** Begin Material provided **

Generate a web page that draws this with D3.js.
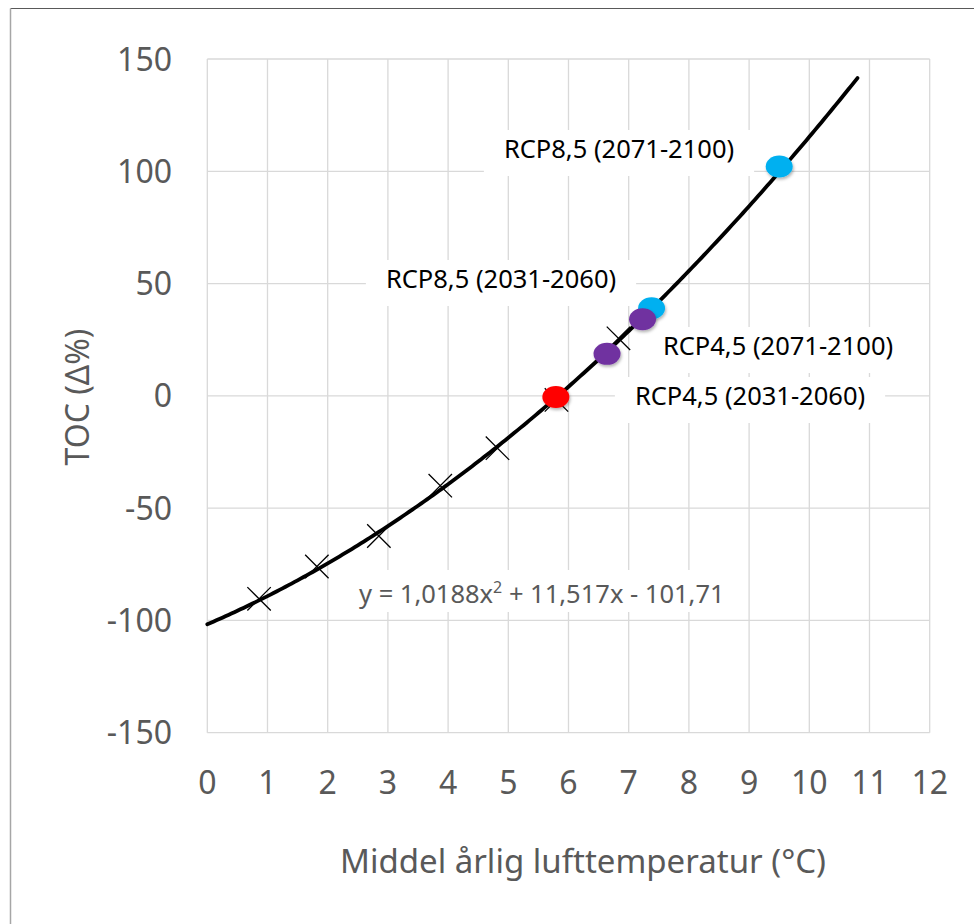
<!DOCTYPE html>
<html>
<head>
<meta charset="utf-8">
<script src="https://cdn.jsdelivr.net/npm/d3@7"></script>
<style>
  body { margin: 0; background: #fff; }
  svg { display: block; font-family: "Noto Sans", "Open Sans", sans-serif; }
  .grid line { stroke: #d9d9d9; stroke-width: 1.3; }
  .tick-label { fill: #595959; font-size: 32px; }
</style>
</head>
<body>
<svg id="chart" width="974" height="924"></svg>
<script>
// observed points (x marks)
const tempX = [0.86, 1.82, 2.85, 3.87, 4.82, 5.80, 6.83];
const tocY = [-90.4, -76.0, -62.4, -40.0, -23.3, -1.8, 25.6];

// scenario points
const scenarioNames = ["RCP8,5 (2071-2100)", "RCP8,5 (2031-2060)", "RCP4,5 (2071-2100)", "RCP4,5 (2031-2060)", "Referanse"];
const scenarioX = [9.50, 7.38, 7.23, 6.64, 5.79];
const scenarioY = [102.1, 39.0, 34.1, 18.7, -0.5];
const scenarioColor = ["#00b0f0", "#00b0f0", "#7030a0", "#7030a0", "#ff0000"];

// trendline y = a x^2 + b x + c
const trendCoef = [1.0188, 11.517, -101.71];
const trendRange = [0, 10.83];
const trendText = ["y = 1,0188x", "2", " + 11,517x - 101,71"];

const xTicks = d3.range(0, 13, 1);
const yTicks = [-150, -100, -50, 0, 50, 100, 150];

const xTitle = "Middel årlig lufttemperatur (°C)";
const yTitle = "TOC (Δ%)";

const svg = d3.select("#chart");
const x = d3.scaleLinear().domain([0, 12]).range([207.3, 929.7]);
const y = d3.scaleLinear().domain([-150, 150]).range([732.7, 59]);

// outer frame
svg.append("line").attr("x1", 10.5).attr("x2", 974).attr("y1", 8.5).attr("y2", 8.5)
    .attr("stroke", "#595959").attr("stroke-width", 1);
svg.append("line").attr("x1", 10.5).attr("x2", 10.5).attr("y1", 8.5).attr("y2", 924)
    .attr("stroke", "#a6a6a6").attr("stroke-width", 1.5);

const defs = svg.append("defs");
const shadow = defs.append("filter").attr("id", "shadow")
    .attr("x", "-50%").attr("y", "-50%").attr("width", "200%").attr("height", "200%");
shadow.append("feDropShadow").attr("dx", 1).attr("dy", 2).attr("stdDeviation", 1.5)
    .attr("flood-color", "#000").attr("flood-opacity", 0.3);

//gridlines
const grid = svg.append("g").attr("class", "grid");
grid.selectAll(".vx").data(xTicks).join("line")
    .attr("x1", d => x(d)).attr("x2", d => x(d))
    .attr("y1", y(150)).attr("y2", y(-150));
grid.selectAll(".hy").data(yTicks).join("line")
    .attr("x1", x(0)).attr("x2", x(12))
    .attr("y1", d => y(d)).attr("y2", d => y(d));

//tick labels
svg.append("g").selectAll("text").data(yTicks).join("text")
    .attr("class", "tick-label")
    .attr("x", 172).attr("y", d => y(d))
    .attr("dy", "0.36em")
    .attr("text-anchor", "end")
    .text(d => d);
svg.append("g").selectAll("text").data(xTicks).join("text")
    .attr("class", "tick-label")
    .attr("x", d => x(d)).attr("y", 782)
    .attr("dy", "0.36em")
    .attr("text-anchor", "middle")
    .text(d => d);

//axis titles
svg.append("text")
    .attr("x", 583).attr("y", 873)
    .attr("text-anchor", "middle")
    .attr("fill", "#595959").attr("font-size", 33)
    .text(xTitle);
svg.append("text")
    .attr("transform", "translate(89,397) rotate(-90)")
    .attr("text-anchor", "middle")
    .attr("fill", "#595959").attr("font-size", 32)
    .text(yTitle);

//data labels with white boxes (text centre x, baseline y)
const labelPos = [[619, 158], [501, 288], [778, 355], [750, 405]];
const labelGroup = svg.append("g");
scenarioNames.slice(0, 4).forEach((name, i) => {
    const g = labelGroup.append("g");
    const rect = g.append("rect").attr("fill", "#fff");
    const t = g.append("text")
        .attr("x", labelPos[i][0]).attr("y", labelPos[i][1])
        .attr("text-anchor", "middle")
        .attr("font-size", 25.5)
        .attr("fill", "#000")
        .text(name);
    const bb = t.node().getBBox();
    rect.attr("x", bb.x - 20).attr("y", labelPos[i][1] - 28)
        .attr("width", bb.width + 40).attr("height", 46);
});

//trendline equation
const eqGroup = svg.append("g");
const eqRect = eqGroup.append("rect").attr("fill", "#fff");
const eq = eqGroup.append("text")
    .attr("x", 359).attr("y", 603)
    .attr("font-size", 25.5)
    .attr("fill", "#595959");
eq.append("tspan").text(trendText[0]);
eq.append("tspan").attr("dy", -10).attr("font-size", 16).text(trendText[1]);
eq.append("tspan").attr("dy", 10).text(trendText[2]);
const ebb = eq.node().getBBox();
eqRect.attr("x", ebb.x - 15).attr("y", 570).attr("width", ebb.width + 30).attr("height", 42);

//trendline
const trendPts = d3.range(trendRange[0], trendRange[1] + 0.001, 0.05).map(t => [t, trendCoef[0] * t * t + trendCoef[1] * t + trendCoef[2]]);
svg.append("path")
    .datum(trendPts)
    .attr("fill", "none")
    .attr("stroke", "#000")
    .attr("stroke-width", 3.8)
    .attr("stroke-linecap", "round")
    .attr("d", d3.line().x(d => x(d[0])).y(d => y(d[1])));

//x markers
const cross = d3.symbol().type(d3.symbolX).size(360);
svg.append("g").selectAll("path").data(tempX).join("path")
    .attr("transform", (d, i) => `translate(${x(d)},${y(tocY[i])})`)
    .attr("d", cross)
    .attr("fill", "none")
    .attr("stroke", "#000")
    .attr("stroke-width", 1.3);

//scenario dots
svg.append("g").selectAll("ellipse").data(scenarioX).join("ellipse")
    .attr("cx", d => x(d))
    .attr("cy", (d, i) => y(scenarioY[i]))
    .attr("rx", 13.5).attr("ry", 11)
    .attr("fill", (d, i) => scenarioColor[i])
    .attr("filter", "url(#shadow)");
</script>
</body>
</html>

** End Material provided **

▶ **Set exercise**:
All of the data above should be quoted exactly, except for the pictures.

▶ **Result of the task**:
Generate a web page that draws this with D3.js.
<!DOCTYPE html>
<html>
<head>
<meta charset="utf-8">
<script src="https://cdn.jsdelivr.net/npm/d3@7"></script>
<style>
  body { margin: 0; background: #fff; }
  svg { display: block; font-family: "Noto Sans", "Open Sans", sans-serif; }
  .grid line { stroke: #d9d9d9; stroke-width: 1.3; }
  .tick-label { fill: #595959; font-size: 32px; }
</style>
</head>
<body>
<svg id="chart" width="974" height="924"></svg>
<script>
// observed points (x marks)
const tempX = [0.86, 1.82, 2.85, 3.87, 4.82, 5.80, 6.83];
const tocY = [-90.4, -76.0, -62.4, -40.0, -23.3, -1.8, 25.6];

// scenario points
const scenarioNames = ["RCP8,5 (2071-2100)", "RCP8,5 (2031-2060)", "RCP4,5 (2071-2100)", "RCP4,5 (2031-2060)", "Referanse"];
const scenarioX = [9.50, 7.38, 7.23, 6.64, 5.79];
const scenarioY = [102.1, 39.0, 34.1, 18.7, -0.5];
const scenarioColor = ["#00b0f0", "#00b0f0", "#7030a0", "#7030a0", "#ff0000"];

// trendline y = a x^2 + b x + c
const trendCoef = [1.0188, 11.517, -101.71];
const trendRange = [0, 10.83];
const trendText = ["y = 1,0188x", "2", " + 11,517x - 101,71"];

const xTicks = d3.range(0, 13, 1);
const yTicks = [-150, -100, -50, 0, 50, 100, 150];

const xTitle = "Middel årlig lufttemperatur (°C)";
const yTitle = "TOC (Δ%)";

const svg = d3.select("#chart");
const x = d3.scaleLinear().domain([0, 12]).range([207.3, 929.7]);
const y = d3.scaleLinear().domain([-150, 150]).range([732.7, 59]);

// outer frame
svg.append("line").attr("x1", 10.5).attr("x2", 974).attr("y1", 8.5).attr("y2", 8.5)
    .attr("stroke", "#595959").attr("stroke-width", 1);
svg.append("line").attr("x1", 10.5).attr("x2", 10.5).attr("y1", 8.5).attr("y2", 924)
    .attr("stroke", "#a6a6a6").attr("stroke-width", 1.5);

const defs = svg.append("defs");
const shadow = defs.append("filter").attr("id", "shadow")
    .attr("x", "-50%").attr("y", "-50%").attr("width", "200%").attr("height", "200%");
shadow.append("feDropShadow").attr("dx", 1).attr("dy", 2).attr("stdDeviation", 1.5)
    .attr("flood-color", "#000").attr("flood-opacity", 0.3);

//gridlines
const grid = svg.append("g").attr("class", "grid");
grid.selectAll(".vx").data(xTicks).join("line")
    .attr("x1", d => x(d)).attr("x2", d => x(d))
    .attr("y1", y(150)).attr("y2", y(-150));
grid.selectAll(".hy").data(yTicks).join("line")
    .attr("x1", x(0)).attr("x2", x(12))
    .attr("y1", d => y(d)).attr("y2", d => y(d));

//tick labels
svg.append("g").selectAll("text").data(yTicks).join("text")
    .attr("class", "tick-label")
    .attr("x", 172).attr("y", d => y(d))
    .attr("dy", "0.36em")
    .attr("text-anchor", "end")
    .text(d => d);
svg.append("g").selectAll("text").data(xTicks).join("text")
    .attr("class", "tick-label")
    .attr("x", d => x(d)).attr("y", 782)
    .attr("dy", "0.36em")
    .attr("text-anchor", "middle")
    .text(d => d);

//axis titles
svg.append("text")
    .attr("x", 583).attr("y", 873)
    .attr("text-anchor", "middle")
    .attr("fill", "#595959").attr("font-size", 33)
    .text(xTitle);
svg.append("text")
    .attr("transform", "translate(89,397) rotate(-90)")
    .attr("text-anchor", "middle")
    .attr("fill", "#595959").attr("font-size", 32)
    .text(yTitle);

//data labels with white boxes (text centre x, baseline y)
const labelPos = [[619, 158], [501, 288], [778, 355], [750, 405]];
const labelGroup = svg.append("g");
scenarioNames.slice(0, 4).forEach((name, i) => {
    const g = labelGroup.append("g");
    const rect = g.append("rect").attr("fill", "#fff");
    const t = g.append("text")
        .attr("x", labelPos[i][0]).attr("y", labelPos[i][1])
        .attr("text-anchor", "middle")
        .attr("font-size", 25.5)
        .attr("fill", "#000")
        .text(name);
    const bb = t.node().getBBox();
    rect.attr("x", bb.x - 20).attr("y", labelPos[i][1] - 28)
        .attr("width", bb.width + 40).attr("height", 46);
});

//trendline equation
const eqGroup = svg.append("g");
const eqRect = eqGroup.append("rect").attr("fill", "#fff");
const eq = eqGroup.append("text")
    .attr("x", 359).attr("y", 603)
    .attr("font-size", 25.5)
    .attr("fill", "#595959");
eq.append("tspan").text(trendText[0]);
eq.append("tspan").attr("dy", -10).attr("font-size", 16).text(trendText[1]);
eq.append("tspan").attr("dy", 10).text(trendText[2]);
const ebb = eq.node().getBBox();
eqRect.attr("x", ebb.x - 15).attr("y", 570).attr("width", ebb.width + 30).attr("height", 42);

//trendline
const trendPts = d3.range(trendRange[0], trendRange[1] + 0.001, 0.05).map(t => [t, trendCoef[0] * t * t + trendCoef[1] * t + trendCoef[2]]);
svg.append("path")
    .datum(trendPts)
    .attr("fill", "none")
    .attr("stroke", "#000")
    .attr("stroke-width", 3.8)
    .attr("stroke-linecap", "round")
    .attr("d", d3.line().x(d => x(d[0])).y(d => y(d[1])));

//x markers
const cross = d3.symbol().type(d3.symbolX).size(360);
svg.append("g").selectAll("path").data(tempX).join("path")
    .attr("transform", (d, i) => `translate(${x(d)},${y(tocY[i])})`)
    .attr("d", cross)
    .attr("fill", "none")
    .attr("stroke", "#000")
    .attr("stroke-width", 1.3);

//scenario dots
svg.append("g").selectAll("ellipse").data(scenarioX).join("ellipse")
    .attr("cx", d => x(d))
    .attr("cy", (d, i) => y(scenarioY[i]))
    .attr("rx", 13.5).attr("ry", 11)
    .attr("fill", (d, i) => scenarioColor[i])
    .attr("filter", "url(#shadow)");
</script>
</body>
</html>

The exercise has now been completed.